The international community of nations has spoken out against the U.S. embargo on trade and travel to Cuba through 17 consecutive years of resolutions in the United Nations General Assembly. With each passing year the United States government has become more and more politically isolated on this issue. The last vote on October 29, 2008 was 185 to 3 against the U.S. blockade, with 2 abstentions. Those opposed were the United States, Israel, and Palau. Palau, along with the Marshall Islands and Micronesia which abstained, are all former U.S. colonies that remain highly dependent on the U.S. economic and military umbrella. Palau, incidentally, is so dependent on the United States that when no other country on the planet would agree to take 17 Chinese Uighurs held in Guantánamo Bay as so-called “enemy combatants,” because no country wanted to legitimize the systematic U.S. denial of protections guaranteed to prisoners of war under international law, Palau agreed in June 2009 to take them after intense U.S. pressure. Only afterward did Albania, in no less desperate economic situation itself, ultimately relent to taking four of the 17 Uighurs.

Even the Cuban-American exile community, which has traditionally backed the U.S. embargo because their families lost properties in the 1959 Revolution, has been gradually shifting in preference to selectively lifting the embargo and travel restrictions to ease family visits and for the younger generation to rediscover the land of their parents. Ever since the collapse of the Soviet Union, Cuba has not posed any conceivable threat to the security of the United States.

On the contrary, the United States is harboring a Cuban-born Venezuelan man – Luis Posada Carriles – who has been convicted in absentia for various terrorist attacks and conspiracies in Latin America, including the 1976 bombing of Cubana Flight 455 that killed all 73 people on board. Detained in 2005-2007 for illegal presence in the United States, Carriles is now free. If President Obama is truly concerned about security and thwarting future terrorist attacks, he would move to extradite Carriles to Venezuela or Cuba, both of which have demanded that he face trial in their courts.
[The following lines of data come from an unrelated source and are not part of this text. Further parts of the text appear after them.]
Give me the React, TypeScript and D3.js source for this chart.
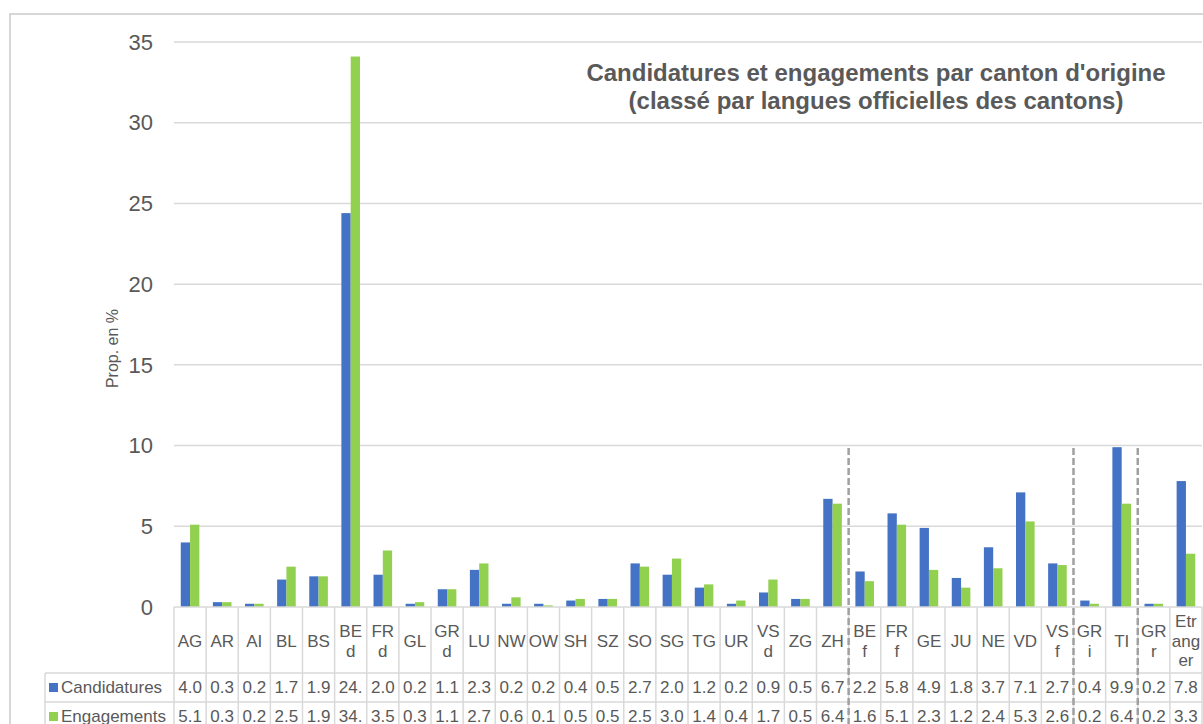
import React, { useEffect, useRef } from 'react';
import * as d3 from 'd3';

// Cantons (line breaks = wrapped labels as in the Excel data table)
const cantons = [
  'AG', 'AR', 'AI', 'BL', 'BS', 'BE\nd', 'FR\nd', 'GL', 'GR\nd', 'LU', 'NW', 'OW', 'SH', 'SZ', 'SO', 'SG',
  'TG', 'UR', 'VS\nd', 'ZG', 'ZH', 'BE\nf', 'FR\nf', 'GE', 'JU', 'NE', 'VD', 'VS\nf', 'GR\ni', 'TI', 'GR\nr',
  'Etr\nang\ner',
];

const candidatures = [
  4.0, 0.3, 0.2, 1.7, 1.9, 24.4, 2.0, 0.2, 1.1, 2.3, 0.2, 0.2, 0.4, 0.5, 2.7, 2.0,
  1.2, 0.2, 0.9, 0.5, 6.7, 2.2, 5.8, 4.9, 1.8, 3.7, 7.1, 2.7, 0.4, 9.9, 0.2, 7.8,
];

const engagements = [
  5.1, 0.3, 0.2, 2.5, 1.9, 34.1, 3.5, 0.3, 1.1, 2.7, 0.6, 0.1, 0.5, 0.5, 2.5, 3.0,
  1.4, 0.4, 1.7, 0.5, 6.4, 1.6, 5.1, 2.3, 1.2, 2.4, 5.3, 2.6, 0.2, 6.4, 0.2, 3.3,
];

const seriesNames = ['Candidatures', 'Engagements'];
const seriesColors = ['#4472C4', '#92D050'];

// language groups end after these cantons -> dashed separators
const separatorsAfter = ['ZH', 'VS\nf', 'TI'];

const yTicks = [0, 5, 10, 15, 20, 25, 30, 35];

const titleLines = [
  "Candidatures et engagements par canton d'origine",
  '(classé par langues officielles des cantons)',
];

const W = 1203;
const H = 724;
const FONT = '"Liberation Sans", Arial, sans-serif';
const GRAY = '#595959';
const GRID = '#D9D9D9';

const App = () => {
  const svgRef = useRef<SVGSVGElement>(null);

  useEffect(() => {
    if (!svgRef.current) return;
    const svg = d3.select(svgRef.current);
    svg.selectAll('*').remove();

    const plotLeft = 174;
    const plotRight = 1202;
    const plotTop = 42;
    const plotBottom = 607;
    const tableLeft = 45;
    const headerBottom = 673;
    const rowH = 29;

    const x = d3.scaleBand<string>().domain(cantons).range([plotLeft, plotRight]).paddingInner(0).paddingOuter(0);
    const xs = d3.scaleBand<string>().domain(seriesNames).range([0, x.bandwidth()]).paddingInner(0).paddingOuter(0.727);
    const y = d3.scaleLinear().domain([0, 35]).range([plotBottom, plotTop]);

    // chart frame (cut off on right and bottom)
    svg.append('rect')
      .attr('x', 10).attr('y', 14)
      .attr('width', W + 20).attr('height', H + 20)
      .attr('fill', 'white')
      .attr('stroke', '#BFBFBF').attr('stroke-width', 1.25);

    // gridlines
    svg.append('g')
      .selectAll('line')
      .data(yTicks.filter(t => t > 0))
      .join('line')
      .attr('x1', plotLeft).attr('x2', plotRight)
      .attr('y1', d => y(d)).attr('y2', d => y(d))
      .attr('stroke', GRID).attr('stroke-width', 1.5);

    // y tick labels
    svg.append('g')
      .selectAll('text')
      .data(yTicks)
      .join('text')
      .attr('x', 153)
      .attr('y', d => y(d))
      .attr('dy', '0.35em')
      .attr('text-anchor', 'end')
      .style('font-family', FONT)
      .style('font-size', '22px')
      .attr('fill', GRAY)
      .text(d => d);

    // y axis title
    svg.append('text')
      .attr('transform', `translate(118,${(plotTop + plotBottom) / 2 + 24}) rotate(-90)`)
      .attr('text-anchor', 'middle')
      .style('font-family', FONT)
      .style('font-size', '16px')
      .attr('fill', GRAY)
      .text('Prop. en %');

    // bars
    const series = [candidatures, engagements];
    series.forEach((vals, si) => {
      svg.append('g')
        .selectAll('rect')
        .data(vals)
        .join('rect')
        .attr('x', (d, i) => (x(cantons[i]) as number) + (xs(seriesNames[si]) as number))
        .attr('width', xs.bandwidth())
        .attr('y', d => y(d))
        .attr('height', d => y(0) - y(d))
        .attr('fill', seriesColors[si]);
    });

    // data table
    const table = svg.append('g');
    const bottom = H + 10;
    // horizontal lines
    table.append('line')
      .attr('x1', plotLeft).attr('x2', plotRight)
      .attr('y1', plotBottom).attr('y2', plotBottom)
      .attr('stroke', GRID).attr('stroke-width', 1.5);
    [headerBottom, headerBottom + rowH].forEach(yy => {
      table.append('line')
        .attr('x1', tableLeft).attr('x2', plotRight)
        .attr('y1', yy).attr('y2', yy)
        .attr('stroke', GRID).attr('stroke-width', 1.5);
    });
    // vertical lines
    const bounds = cantons.map(c => x(c) as number).concat([plotRight]);
    table.selectAll('line.v')
      .data(bounds)
      .join('line')
      .attr('class', 'v')
      .attr('x1', d => d).attr('x2', d => d)
      .attr('y1', plotBottom).attr('y2', bottom)
      .attr('stroke', GRID).attr('stroke-width', 1.5);
    table.append('line')
      .attr('x1', tableLeft).attr('x2', tableLeft)
      .attr('y1', headerBottom).attr('y2', bottom)
      .attr('stroke', GRID).attr('stroke-width', 1.5);

    // category labels
    const lineH = 19.5;
    const catMid = (plotBottom + headerBottom) / 2 + 1;
    cantons.forEach(c => {
      const lines = c.split('\n');
      const t = table.append('text')
        .attr('text-anchor', 'middle')
        .style('font-family', FONT)
        .style('font-size', '17px')
        .attr('fill', GRAY);
      lines.forEach((ln, li) => {
        t.append('tspan')
          .attr('x', (x(c) as number) + x.bandwidth() / 2)
          .attr('y', catMid + (li - (lines.length - 1) / 2) * lineH)
          .attr('dy', '0.35em')
          .text(ln);
      });
    });

    // value rows
    const fmt = d3.format('.1f');
    series.forEach((vals, si) => {
      const rowMid = headerBottom + rowH * si + rowH / 2;
      table.append('rect')
        .attr('x', tableLeft + 4).attr('y', rowMid - 4.5)
        .attr('width', 9).attr('height', 9)
        .attr('fill', seriesColors[si]);
      table.append('text')
        .attr('x', tableLeft + 16).attr('y', rowMid)
        .attr('dy', '0.35em')
        .style('font-family', FONT)
        .style('font-size', '17px')
        .attr('fill', GRAY)
        .text(seriesNames[si]);
      table.append('g')
        .selectAll('text')
        .data(vals)
        .join('text')
        .attr('x', (d, i) => (x(cantons[i]) as number) + x.bandwidth() / 2)
        .attr('y', rowMid)
        .attr('dy', '0.35em')
        .attr('text-anchor', 'middle')
        .style('font-family', FONT)
        .style('font-size', '17px')
        .attr('fill', GRAY)
        .text(d => {
          const s = fmt(d);
          return s.length > 3 ? s.slice(0, 3) : s;
        });
    });

    // dashed language separators
    svg.append('g')
      .selectAll('line')
      .data(separatorsAfter)
      .join('line')
      .attr('x1', d => (x(d) as number) + x.bandwidth())
      .attr('x2', d => (x(d) as number) + x.bandwidth())
      .attr('y1', 448).attr('y2', bottom)
      .attr('stroke', '#A0A0A0')
      .attr('stroke-width', 2.5)
      .attr('stroke-dasharray', '7,3');

    // title
    const title = svg.append('text')
      .attr('text-anchor', 'middle')
      .style('font-family', FONT)
      .style('font-size', '24px')
      .style('font-weight', 'bold')
      .attr('fill', GRAY);
    titleLines.forEach((ln, i) => {
      title.append('tspan').attr('x', 876).attr('y', 81 + i * 28).text(ln);
    });
  }, []);

  return (
    <svg
      ref={svgRef}
      width={W}
      height={H}
      style={{ position: 'absolute', left: 0, top: 0, display: 'block', background: 'white' }}
    />
  );
};

export default App;
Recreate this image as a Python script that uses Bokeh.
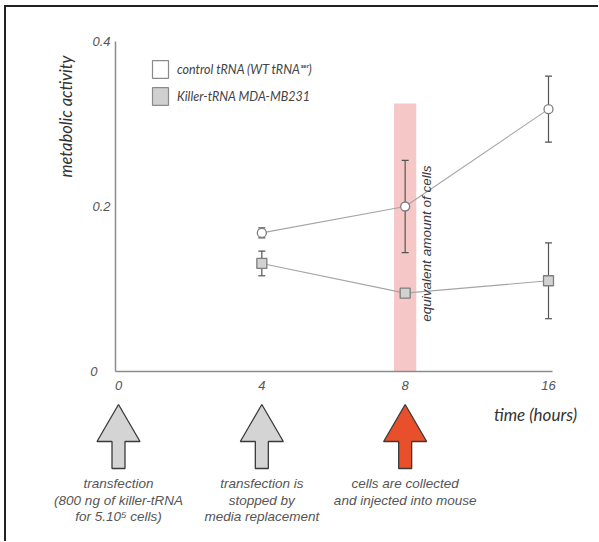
import math
from bokeh.plotting import figure
from bokeh.layouts import column
from bokeh.models import (ColumnDataSource, Range1d, FixedTicker, Whisker, TeeHead,
                          Label, Legend, LegendItem, LinearAxis)
from bokeh.core.properties import value
from bokeh.embed import file_html
from bokeh.resources import INLINE

# ---------------- data ----------------
tick_hours = [0, 4, 8, 16]
tick_labels = ["0", "4", "8", "16"]
y_ticks = [0, 0.2, 0.4]
y_tick_labels = ["0\u2003", "0.2", "0.4"]

hours = [4, 8, 16]
control_mean = [0.168, 0.200, 0.318]
control_err = [0.006, 0.056, 0.040]
killer_mean = [0.131, 0.095, 0.110]
killer_err = [0.015, 0.004, 0.046]

series_names = ["control tRNA (WT tRNA\u02e2\u1d49\u02b3)", "Killer-tRNA MDA-MB231"]

band_hour = 8
band_top = 0.325
band_label = "equivalent amount of cells"

event_hours = [0, 4, 8]
event_texts = [
    ["transfection", "(800 ng of killer-tRNA", "for 5.10\u2075 cells)"],
    ["transfection is", "stopped by", "media replacement"],
    ["cells are collected", "and injected into mouse"],
]

x_title = "time (hours)"
y_title = "metabolic activity"

# ---------------- geometry (page pixels) ----------------
def xpos(h):
    return tick_hours.index(h)

PX = 430 / 3.0        # pixels per tick step
PY = 825.0            # pixels per unit of activity
X0_PAGE, Y0_PAGE = 118, 371   # page position of the first tick / zero line
MX, MY = 4, 5                 # frame border offset on the page
CX, CY = MX + 2, MY + 2       # canvas origin on the page
W, H = 592, 534

def dx(px):   # horizontal pixel distance -> x data units
    return px / PX

def dy(py):   # vertical pixel distance -> y data units
    return py / PY

xs0 = -(X0_PAGE - CX) / PX
ys1 = (Y0_PAGE - CY) / PY
p = figure(width=W, height=H,
           x_range=Range1d(xs0, xs0 + W / PX), y_range=Range1d(ys1 - H / PY, ys1),
           output_backend="svg", toolbar_location=None,
           x_axis_location=None, y_axis_location=None,
           min_border_left=0, min_border_right=0, min_border_top=0, min_border_bottom=0)
p.outline_line_color = None
p.grid.visible = False
p.background_fill_color = "white"

AX = "#8c8c8c"
xaxis = LinearAxis(fixed_location=0, bounds=(-dx(3), len(tick_hours) - 1 + dx(4)))
yaxis = LinearAxis(fixed_location=-dx(3), bounds=(0, max(y_ticks)))
for ax in (xaxis, yaxis):
    ax.axis_line_color = AX
    ax.axis_line_width = 1.5
    ax.major_tick_line_color = None
    ax.minor_tick_line_color = None
    ax.major_tick_out = 0
    ax.major_tick_in = 0
    ax.major_label_text_font = "Liberation Sans"
    ax.major_label_text_font_style = "italic"
    ax.major_label_text_font_size = "13px"
    ax.major_label_text_color = "#555555"

xaxis.ticker = FixedTicker(ticks=[xpos(h) for h in tick_hours])
xaxis.major_label_overrides = {xpos(h): l for h, l in zip(tick_hours, tick_labels)}
xaxis.major_label_standoff = 9
yaxis.ticker = FixedTicker(ticks=y_ticks)
yaxis.major_label_overrides = {v: l for v, l in zip(y_ticks, y_tick_labels)}
yaxis.major_label_standoff = 5
p.add_layout(xaxis, "below")
p.add_layout(yaxis, "left")

# band
p.vbar(x=[xpos(band_hour)], width=0.155, top=[band_top], bottom=0,
       fill_color="#f5bdbd", fill_alpha=0.85, line_color=None, level="image")

def add_series(mean, err, marker, size, fill):
    xs = [xpos(h) for h in hours]
    src = ColumnDataSource(dict(x=xs, y=mean,
                                upper=[m + e for m, e in zip(mean, err)],
                                lower=[m - e for m, e in zip(mean, err)]))
    wk = Whisker(base="x", upper="upper", lower="lower", source=src,
                 line_color="#555555", line_width=1.2, level="underlay",
                 upper_head=TeeHead(size=7, line_color="#555555", line_width=1.2),
                 lower_head=TeeHead(size=7, line_color="#555555", line_width=1.2))
    p.add_layout(wk)
    p.line("x", "y", source=src, line_color="#a5a5a5", line_width=1.1)
    p.scatter("x", "y", source=src, marker=marker, size=size, fill_color=fill,
              line_color="#7e7e7e", line_width=1.3)

add_series(control_mean, control_err, "circle", 9, "white")
add_series(killer_mean, killer_err, "square", 10, "#d2d2d2")

# legend (swatch renderers with no visible geometry)
nan = float("nan")
r1 = p.quad(left=[nan], right=[nan], top=[nan], bottom=[nan], fill_color="white",
            line_color="#8a8a8a", line_width=1.2)
r2 = p.quad(left=[nan], right=[nan], top=[nan], bottom=[nan], fill_color="#d0d0d0",
            line_color="#8a8a8a", line_width=1.2)
leg = Legend(items=[LegendItem(label=series_names[0], renderers=[r1]),
                    LegendItem(label=series_names[1], renderers=[r2])],
             location=(150 - CX, H - (107 - CY)), padding=0, margin=0, spacing=5,
             glyph_width=20, glyph_height=22, label_height=22, label_standoff=7,
             background_fill_alpha=0, border_line_color=None,
             label_text_font="Lato", label_text_font_style="italic",
             label_text_font_size="12.5px", label_text_color="#444444")
p.add_layout(leg)

p.add_layout(Label(x=xpos(band_hour), x_offset=21, y=0.155, text=band_label,
                   angle=math.pi / 2, text_align="center", text_baseline="middle",
                   text_font="Liberation Sans", text_font_style="italic",
                   text_font_size="13.5px", text_color="#3a3a3a"))

p.add_layout(Label(x=-dx(X0_PAGE - 65), y=dy(Y0_PAGE - 116), text=y_title,
                   angle=math.pi / 2, text_align="center", text_baseline="middle",
                   text_font="Lato", text_font_style="italic",
                   text_font_size="16.5px", text_color="#333333"))

p.add_layout(Label(x=len(tick_hours) - 1 - dx(13), y=-dy(414 - Y0_PAGE), text=x_title,
                   text_align="center", text_baseline="middle",
                   text_font="Lato", text_font_style="italic",
                   text_font_size="17px", text_color="#333333"))

# ---------------- event arrows ----------------
hw, sw = dx(21.5), dx(6.5)
tip, base, bot = -dy(404 - Y0_PAGE), -dy(441 - Y0_PAGE), -dy(468 - Y0_PAGE)
xs_list, ys_list = [], []
for h in event_hours:
    c = xpos(h)
    xs_list.append([c, c + hw, c + sw, c + sw, c - sw, c - sw, c - hw])
    ys_list.append([tip, base, base, bot, bot, base, base])
arrow_colors = ["#d4d4d4", "#d4d4d4", "#e8502b"]
p.patches(xs_list, ys_list, fill_color=arrow_colors, line_color="#3a3a3a", line_width=1.3)

tx, ty, tt = [], [], []
for h, lines in zip(event_hours, event_texts):
    for j, line in enumerate(lines):
        tx.append(xpos(h)); ty.append(-dy(483 - Y0_PAGE + 16.5 * j)); tt.append(line)
p.text(tx, ty, text=tt, text_align="center", text_baseline="middle",
       text_font=value("Liberation Sans"), text_font_style="italic",
       text_font_size="13.5px", text_color="#555555")

lay = column(p, styles={"border-left": "2px solid #222", "border-top": "2px solid #222",
                        "margin-left": f"{MX}px", "margin-top": f"{MY}px"})

open("out.html", "w").write(file_html(lay, INLINE))
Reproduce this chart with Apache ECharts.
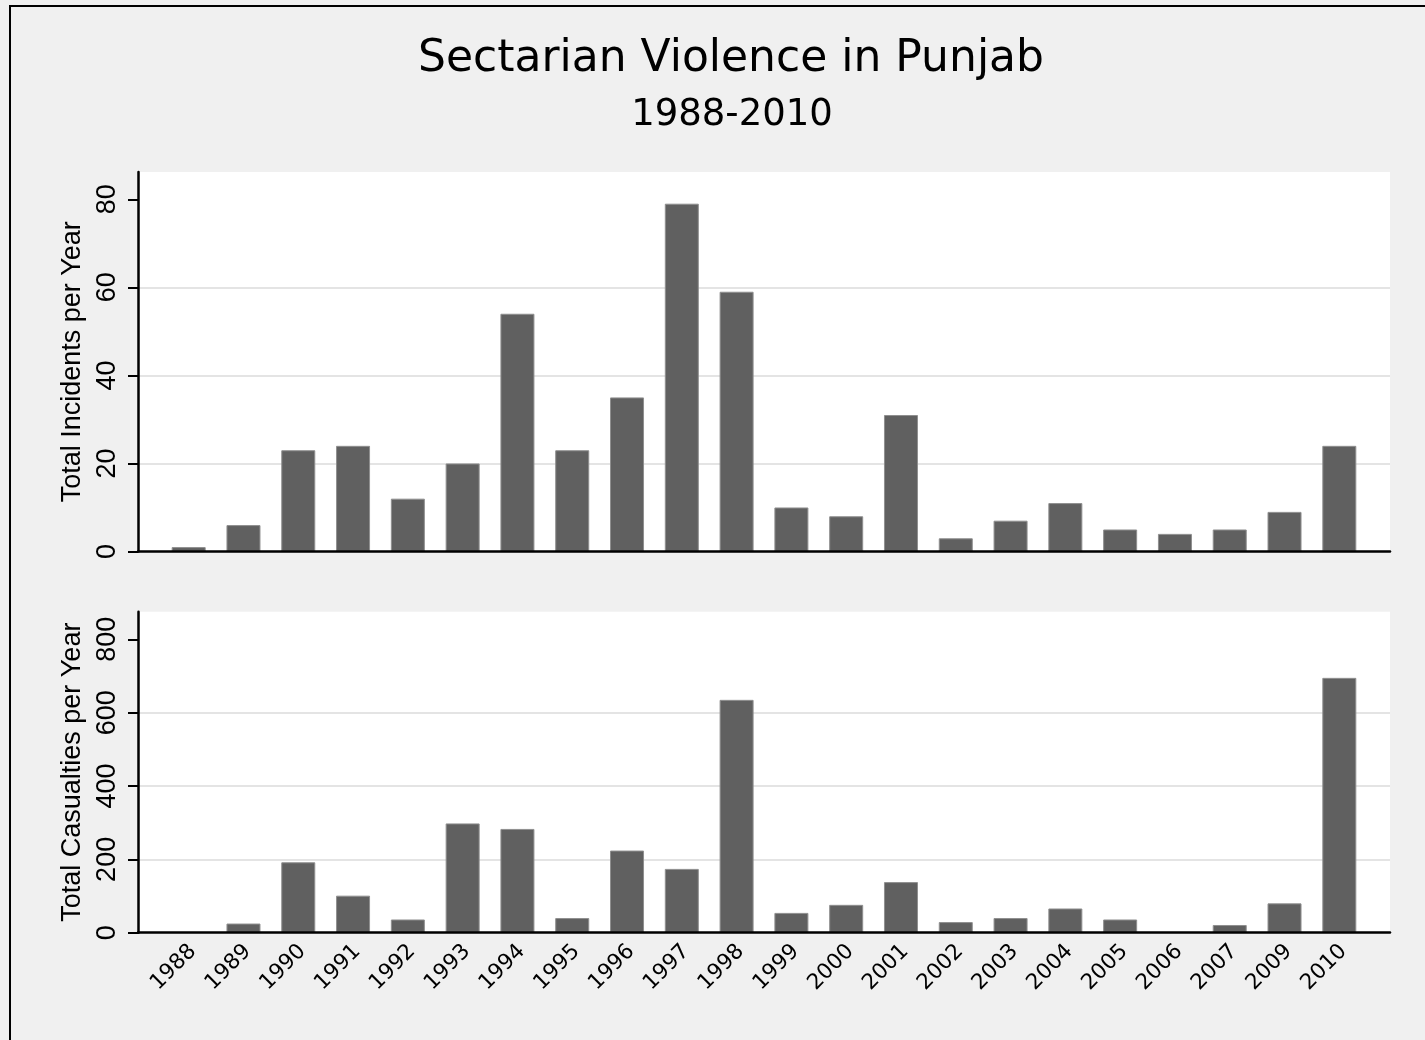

On the other hand, the Cuban Five (Los Cinco) – Fernando González, René González, Antonio Guerrero, Gerardo Hernández, Ramón Labañino – were arrested in 1998 for activities related to gathering intelligence on a number of militant Cuban-American exile groups, including Brothers to the Rescue, that have been accused of organizing illegal and often violent activities inside Cuba. The Five were convicted in 2001 on all 26 counts by a Federal District Court in Miami, where they could not possibly have received a fair trial. So far, the Obama administration has refused to reconsider the case, and, in fact, successfully pressured the Supreme Court to deny a review. If President Obama is truly interested in justice, he should reopen the case against the Cuban Five for independent review, and allow visits by family members from Cuba. If The Five’s only crime was thwarting terrorism, then they must be freed.

A parallel opportunity for rapprochement between the U.S. and Cuba is arising out of acknowledgements by both the Bush and Obama administrations that harsh interrogation methods and torture were used at the U.S. prison at Guantánamo Bay, and President Obama’s announced intention of closing the prison within a year of taking office. In fact, the prison itself appears to violate the very terms of the lease agreement of February 23, 1903 that grants “the premises for use as coaling or naval stations only, and for no other purpose.” One aspect of putting this dark period in U.S. human rights history behind us is to terminate the lease and return Guantánamo Bay to Cuba once the prison is closed. This will be another substantive gesture that the U.S. and Cuba can live together with mutual respect for each other’s sovereignty.

Having lifted the embargo just a little and let the Pastors for Peace Friendship Caravan through, President Obama needs to carry through on his promise of change by ending the U.S. embargo once and for all.

Sharat G. Lin is a scholar with the San José Peace and Justice Center. He is a contributor to the just-published book Studies in Inequality and Social Justice (edited by Kira Hall, Archana Publications, Meerut, 2009), and writes on global political economy, migrant labor, public health, and the environment.